Have You Ever Asked Your Body “What’s Your Happy?”

Happy, to me, is uniquely-sensed contentment. More effervescent than simply satisfied.  Sunny with a dash of lightheartedness and fascination. When I consider the act of getting happy with my body, I sense myself and my body spiraling up with contentment and optimism. Yes, happiness is an emotion, but I believe, it is not only an emotion for me to have. I physically sense my body feels happy, too.

If you are ready to get happy with your body, we’re going to jump right in and start with a mini-version of my book’s Happy Body Assessment (HBA). The HBA is all about you checking in and taking note as to what is going on in the context of your life right now. What’s your happy? Where are you investing your time and energy? What are you placing your attention on and are you creating situations that can support your happiness?

Start by asking yourself, “What’s my happy”?

Not your doctor’s happy.

Not your spouse’s.

Not your rack of clothes, two sizes too small.

Right now, today, I ask you to consider what does getting happy with your body mean to you? Break out your journal and spend some time with these three questions:

  • What do you feel like (physically) when you have a happy body? You can start this inquiry

with, “I physically feel_____.”

For example: I physically feel comfort and ease in my body. I am able to move freely. I physically feel comfort in my feet.
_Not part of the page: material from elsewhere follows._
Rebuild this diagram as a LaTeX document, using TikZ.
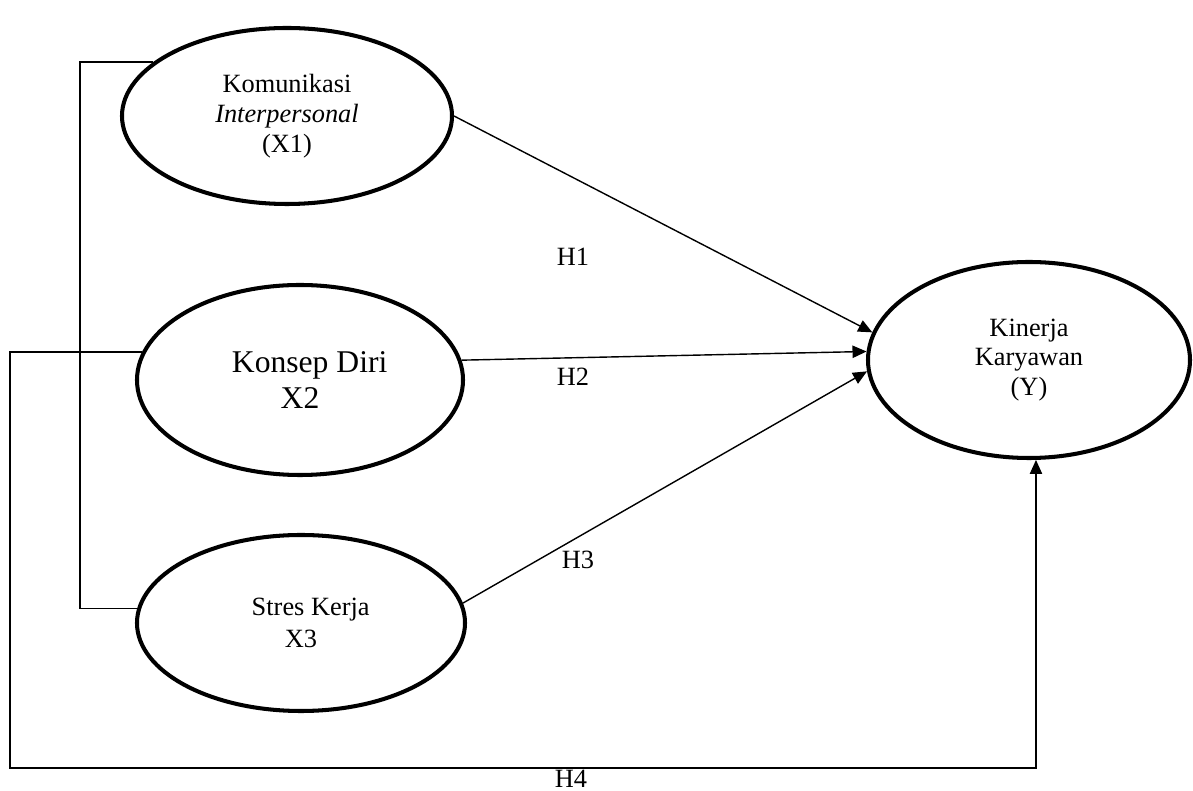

I am energetic even after a long day of work.

  • How does your body perform or act when you have a happy body? “My body is able to ____.”

 For example: My body is able to bring groceries up the stairs easily. My body is able to eliminate waste without taking laxatives. Or, my body is able to run with more comfort.

  • What does your body look like when you have a happy body? “My body looks ____.”

 For example: My body looks healthy and right-sized for my frame. My body looks athletic. My posture looks youthful.


If you are not clear about your answers to these questions, no big deal. Hang out with the questions and make a list if you need to. It is not the answers that matter as much as asking the questions and being open to what you hear from yourself.